32 Cores Mini-Cluster, 2 Nodes vs. 4 Nodes performance
 
1 Attachment(s)
Hello everyone.

· I’ve been working for some time on the definition of a 32 cores mini-cluster configuration, mainly to run CFX.
· Most of the components have been chosen, but one very important question remains about the number of computing nodes: What is the difference in terms of performance between a 2 nodes configuration with 2*8 cores each & a 4 nodes configuration with 2*4 cores each ?
· CPU’s would be Xeon E5-2600 v4, 2667 for 2 node configuration & 2637 for 4 cores configuration

· I remember reading a thread where Glenn Horrocks said that cfp2006 benchmark is a good indicator of final CFX-Fluent performance, so I performed some comparison based on cfp2006 benchmark results (see attachment)

· The conclusion is that the 4 nodes configuration would be 70% faster than the 2 nodes configuration, which seems unbelievable.
· Base frequency is only 10% higher for 4 cores CPU but Memory Bandwidth per core is 50% also higher for 4 cores CPU. Is it enough to explain such difference ?
· I assumed scalability is perfect because we’ll be using Infiniband, but even if inter-node scalability is 90% the gap will still be huge.
· The only drawback of the 4 nodes configuration is the total CPU dissipated power which is doubled compared to the 2 nodes config...

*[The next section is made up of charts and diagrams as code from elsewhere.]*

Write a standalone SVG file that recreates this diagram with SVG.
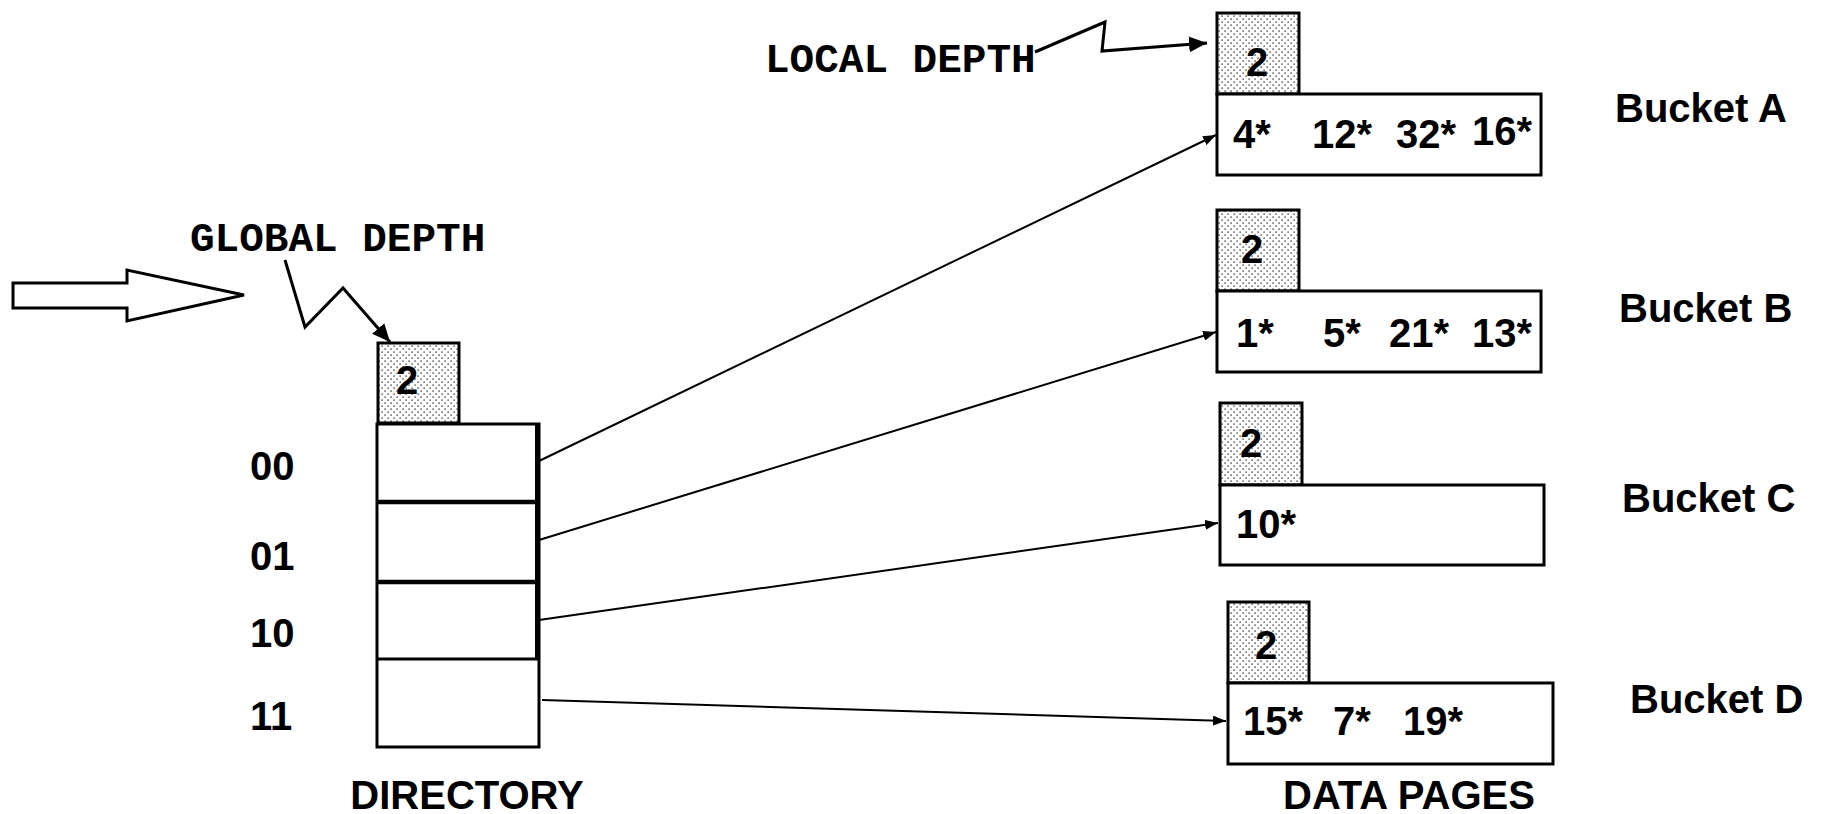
<svg xmlns="http://www.w3.org/2000/svg" width="1822" height="814" viewBox="0 0 1822 814">
<style>
.box{fill:#fff;stroke:#000;stroke-width:3}
.dot{fill:url(#dots);stroke:#000;stroke-width:3}
.t{font-family:"Liberation Sans",Arial,sans-serif;font-weight:bold;font-size:40px;fill:#000}
.m{font-family:"Liberation Mono","Courier New",monospace;font-weight:bold;font-size:41px;fill:#000}
.conn{fill:none;stroke:#000;stroke-width:2;marker-end:url(#ah)}
.zig{fill:none;stroke:#000;stroke-width:3;stroke-linejoin:miter;marker-end:url(#ahb)}
</style>
<defs>
<pattern id="dots" width="6" height="6" patternUnits="userSpaceOnUse">
<rect width="6" height="6" fill="#fff"/>
<rect x="0.5" y="0.5" width="1.2" height="1.2" fill="#000"/>
<rect x="3.5" y="3.5" width="1.2" height="1.2" fill="#000"/>
</pattern>
<marker id="ah" markerUnits="userSpaceOnUse" viewBox="0 0 13 10" refX="13" refY="5" markerWidth="13" markerHeight="10" orient="auto">
<path d="M0,0 L13,5 L0,10 z" fill="#000"/>
</marker>
<marker id="ahb" markerUnits="userSpaceOnUse" viewBox="0 0 18 16" refX="18" refY="8" markerWidth="18" markerHeight="16" orient="auto">
<path d="M0,0 L18,8 L0,16 z" fill="#000"/>
</marker>
</defs>
<rect width="1822" height="814" fill="#fff"/>

<g id="input-arrow">
<polygon points="13,283 127,283 127,270 244,295 127,321 127,308 13,308" fill="#fff" stroke="#000" stroke-width="3" stroke-linejoin="miter"/>
</g>

<g id="global-depth-label">
<text class="m" x="190" y="251">GLOBAL DEPTH</text>
</g>

<g id="local-depth-label">
<text class="m" x="765" y="72">LOCAL DEPTH</text>
</g>

<g id="directory">
<rect class="dot" x="378" y="343" width="81" height="80"/>
<text class="t" x="396" y="394">2</text>
<rect class="box" x="377" y="424" width="162" height="323"/>
<line x1="377" y1="502" x2="539" y2="502" stroke="#000" stroke-width="4.5"/>
<line x1="377" y1="582" x2="539" y2="582" stroke="#000" stroke-width="4.5"/>
<line x1="377" y1="659" x2="539" y2="659" stroke="#000" stroke-width="3"/>
<line x1="536.5" y1="424" x2="536.5" y2="659" stroke="#000" stroke-width="3"/>
<text class="t" x="250" y="480">00</text>
<text class="t" x="250" y="570">01</text>
<text class="t" x="250" y="647">10</text>
<text class="t" x="250" y="730">11</text>
<text class="t" x="467" y="809" text-anchor="middle">DIRECTORY</text>
</g>

<g id="bucket-a">
<rect class="dot" x="1217" y="13" width="82" height="81"/>
<text class="t" x="1246" y="76">2</text>
<rect class="box" x="1217" y="94" width="324" height="81"/>
<text class="t" x="1233" y="148">4*</text>
<text class="t" x="1312" y="148">12*</text>
<text class="t" x="1396" y="148">32*</text>
<text class="t" x="1472" y="145">16*</text>
<text class="t" x="1615" y="122">Bucket A</text>
</g>

<g id="bucket-b">
<rect class="dot" x="1217" y="210" width="82" height="81"/>
<text class="t" x="1241" y="263">2</text>
<rect class="box" x="1217" y="291" width="324" height="81"/>
<text class="t" x="1236" y="347">1*</text>
<text class="t" x="1323" y="347">5*</text>
<text class="t" x="1389" y="347">21*</text>
<text class="t" x="1472" y="347">13*</text>
<text class="t" x="1619" y="322">Bucket B</text>
</g>

<g id="bucket-c">
<rect class="dot" x="1220" y="403" width="82" height="82"/>
<text class="t" x="1240" y="457">2</text>
<rect class="box" x="1220" y="485" width="324" height="80"/>
<text class="t" x="1236" y="538">10*</text>
<text class="t" x="1622" y="512">Bucket C</text>
</g>

<g id="bucket-d">
<rect class="dot" x="1228" y="602" width="81" height="81"/>
<text class="t" x="1255" y="659">2</text>
<rect class="box" x="1228" y="683" width="325" height="81"/>
<text class="t" x="1243" y="735">15*</text>
<text class="t" x="1333" y="735">7*</text>
<text class="t" x="1403" y="735">19*</text>
<text class="t" x="1630" y="713">Bucket D</text>
</g>

<g id="data-pages-label">
<text class="t" x="1409" y="809" text-anchor="middle">DATA PAGES</text>
</g>

<g id="connectors">
<polyline class="zig" points="285,260 305,327 343,288 390,342"/>
<polyline class="zig" points="1035,52 1105,22 1102,51 1207,43"/>
<line class="conn" x1="539" y1="461" x2="1216" y2="135"/>
<line class="conn" x1="539" y1="540" x2="1216" y2="332"/>
<line class="conn" x1="539" y1="620" x2="1218" y2="523"/>
<line class="conn" x1="542" y1="700" x2="1226" y2="721"/>
</g>
</svg>
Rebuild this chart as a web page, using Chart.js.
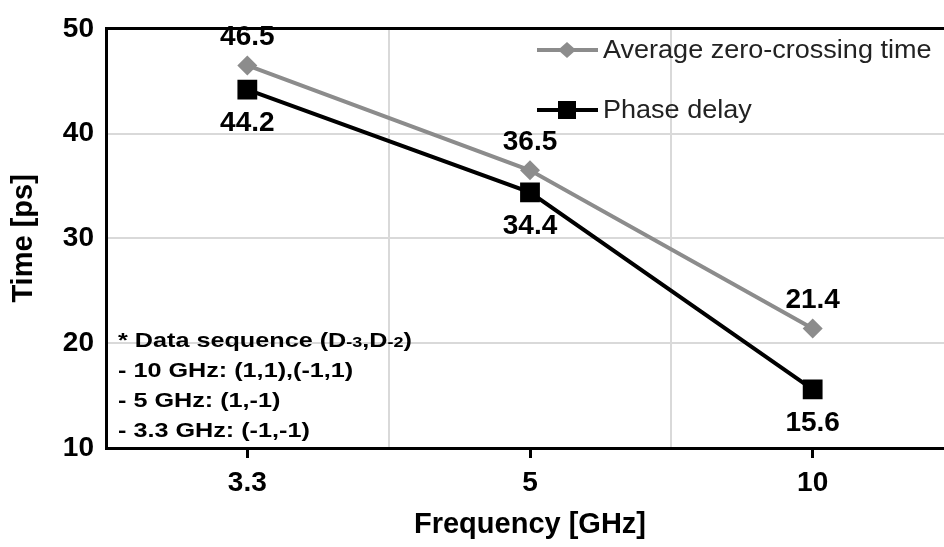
<!DOCTYPE html>
<html><head><meta charset="utf-8">
<script src="https://cdn.jsdelivr.net/npm/chart.js@4.4.1/dist/chart.umd.min.js"></script>
<style>html,body{margin:0;padding:0;overflow:hidden;background:#fff;width:944px;height:547px}canvas{display:block}</style>
</head><body>
<canvas id="c" width="968" height="547"></canvas>
<script>
const categories = ['3.3', '5', '10'];
const zeroCrossing = [46.5, 36.5, 21.4];
const phaseDelay = [44.2, 34.4, 15.6];
const yTicks = [10, 20, 30, 40, 50];
const seriesNames = ['Average zero-crossing time', 'Phase delay'];
const xTitle = 'Frequency [GHz]';
const yTitle = 'Time [ps]';
const noteLines = [
  [['* Data sequence (D', 0], ['-3', 1], [',D', 0], ['-2', 1], [')', 0]],
  [['- 10 GHz: (1,1),(-1,1)', 0]],
  [['- 5 GHz: (1,-1)', 0]],
  [['- 3.3 GHz: (-1,-1)', 0]]
];

const FONT = '"Liberation Sans", Arial, sans-serif';
const GRAY = '#8c8c8c';
const GRID = '#d9d9d9';

const labelPlugin = {
  id: 'extras',
  afterDatasetsDraw(chart) {
    const ctx = chart.ctx;
    ctx.save();
    // data labels
    ctx.font = 'bold 28px ' + FONT;
    ctx.fillStyle = '#000';
    ctx.textAlign = 'center';
    ctx.textBaseline = 'middle';
    chart.data.datasets.forEach((ds, i) => {
      const meta = chart.getDatasetMeta(i);
      meta.data.forEach((pt, j) => {
        const off = i === 0 ? -28 : 34;
        ctx.fillText(ds.data[j].toFixed(1), pt.x, pt.y + off);
      });
    });
    // legend
    const items = [
      {y: 50, color: GRAY, shape: 'diamond'},
      {y: 110, color: '#000', shape: 'square'}
    ];
    items.forEach((it, i) => {
      ctx.strokeStyle = it.color;
      ctx.lineWidth = 4;
      ctx.beginPath();
      ctx.moveTo(537, it.y);
      ctx.lineTo(598, it.y);
      ctx.stroke();
      ctx.fillStyle = it.color;
      ctx.beginPath();
      if (it.shape === 'diamond') {
        ctx.moveTo(567, it.y - 8); ctx.lineTo(576, it.y); ctx.lineTo(567, it.y + 8); ctx.lineTo(558, it.y);
        ctx.closePath();
      } else {
        ctx.rect(558, it.y - 9, 18, 18);
      }
      ctx.fill();
      ctx.save();
      ctx.fillStyle = '#222';
      ctx.font = '25.5px ' + FONT;
      ctx.textAlign = 'left';
      ctx.textBaseline = 'middle';
      ctx.translate(603, it.y + 1);
      ctx.scale(1.06, 1);
      ctx.fillText(seriesNames[i], 0, 0);
      ctx.restore();
    });
    // note text
    const a = chart.chartArea;
    ctx.fillStyle = '#000';
    ctx.textAlign = 'left';
    ctx.textBaseline = 'alphabetic';
    noteLines.forEach((line, k) => {
      ctx.save();
      ctx.translate(a.left + 12, 347 + k * 30);
      ctx.scale(1.2, 1);
      let x = 0;
      line.forEach(([txt, small]) => {
        ctx.font = small ? 'bold 15px ' + FONT : 'bold 21px ' + FONT;
        ctx.fillText(txt, x, 0);
        x += ctx.measureText(txt).width;
      });
      ctx.restore();
    });
    ctx.restore();
  }
};

new Chart(document.getElementById('c'), {
  type: 'line',
  data: {
    labels: categories,
    datasets: [
      {label: seriesNames[0], data: zeroCrossing, borderColor: GRAY, backgroundColor: GRAY,
       borderWidth: 4, pointStyle: 'rectRot', pointRadius: 10, pointBorderWidth: 0, tension: 0},
      {label: seriesNames[1], data: phaseDelay, borderColor: '#000', backgroundColor: '#000',
       borderWidth: 4, pointStyle: 'rect', pointRadius: 14, pointBorderWidth: 0, tension: 0}
    ]
  },
  options: {
    responsive: false,
    animation: false,
    layout: {padding: {top: 20, left: 0, right: 0, bottom: 0}},
    plugins: {legend: {display: false}, tooltip: {enabled: false}},
    scales: {
      x: {
        type: 'category',
        offset: true,
        grid: {offset: false, drawOnChartArea: false, drawTicks: true, tickLength: 10, color: '#000', lineWidth: 3},
        border: {display: true, color: '#000', width: 3},
        ticks: {font: {family: FONT, size: 28, weight: 'bold'}, color: '#000', padding: 8, maxRotation: 0},
        title: {display: true, text: xTitle, font: {family: FONT, size: 29, weight: 'bold'}, color: '#000', padding: {top: 0, bottom: 5}},
        afterFit(s) { s.height = 99; }
      },
      x2: {
        type: 'category',
        position: 'bottom',
        offset: true,
        grid: {offset: true, drawOnChartArea: true, drawTicks: false, color: GRID, lineWidth: 2},
        border: {display: false},
        ticks: {display: false},
        afterFit(s) { s.height = 0; }
      },
      y: {
        min: 10, max: 50,
        afterBuildTicks(s) { s.ticks = yTicks.map(v => ({value: v})); },
        grid: {drawTicks: false,
               color: c => c.tick && c.tick.value === 50 ? '#000' : GRID,
               lineWidth: c => c.tick && c.tick.value === 50 ? 3 : 2},
        border: {display: true, color: '#000', width: 3},
        ticks: {font: {family: FONT, size: 28, weight: 'bold'}, color: '#000', padding: 12},
        title: {display: true, text: yTitle, font: {family: FONT, size: 29, weight: 'bold'}, color: '#000', padding: {top: 7, bottom: 0}},
        afterFit(s) { s.width = 106; }
      }
    }
  },
  plugins: [labelPlugin]
});
</script>
</body></html>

Does anyone has some advice or comment about that ?
Did I miss something in my logic ?

Thanks for reading.
Aurelien

flotus1 July 7, 2016 07:47

If you can afford it, my advice would be a 4-node setup.
The reason why it is faster is, as always, memory bandwidth. Four dual-socket nodes deliver twice the memory bandwidth compared to two nodes. This will translate into a huge performance increase in CFX.
In addition to that, the Xeon E5-2637 v4 is the processor with the highest amount of L3-cache per core which also helps.
If money is not an issue at all, you might even consider installing the E5-2667 v4 on all 4 nodes. If you use only 8 cores per node, it has even more L3-Cache per (used) core and about the same clock speed. Keep in mind that the base frequency is not a good indicator for the actual clock speed under load. These processors usually run with higher frequencies even when all cores are used. In fact, the turbo frequency for all cores is 3.6GHz for the E5-2637v4 and 3.5GHz for the E5-2667v4.

Courageous July 7, 2016 10:39

Thanks Alex.

Sadly money is an issue, so the 4-node setup with E5-2637 v4 will be fine :).
And the E5-2637 4-node setup is only 10% more expensive than the E5-2667 2-node setup, so it is a worthwhile investment.

Do you really believe it will be 70% faster or should I expect something between 20 & 50% for some reason ? (Even 20% it is still great anyway)

Best Regards

flotus1 July 7, 2016 11:37

It is hard to say how much faster it will be exactly, this also depends on the type of cases you run. But on average the difference in performance will definitely be more than just 20%. Somewhere around 50% should be a conservative estimate.


All times are GMT -4. The time now is 20:25.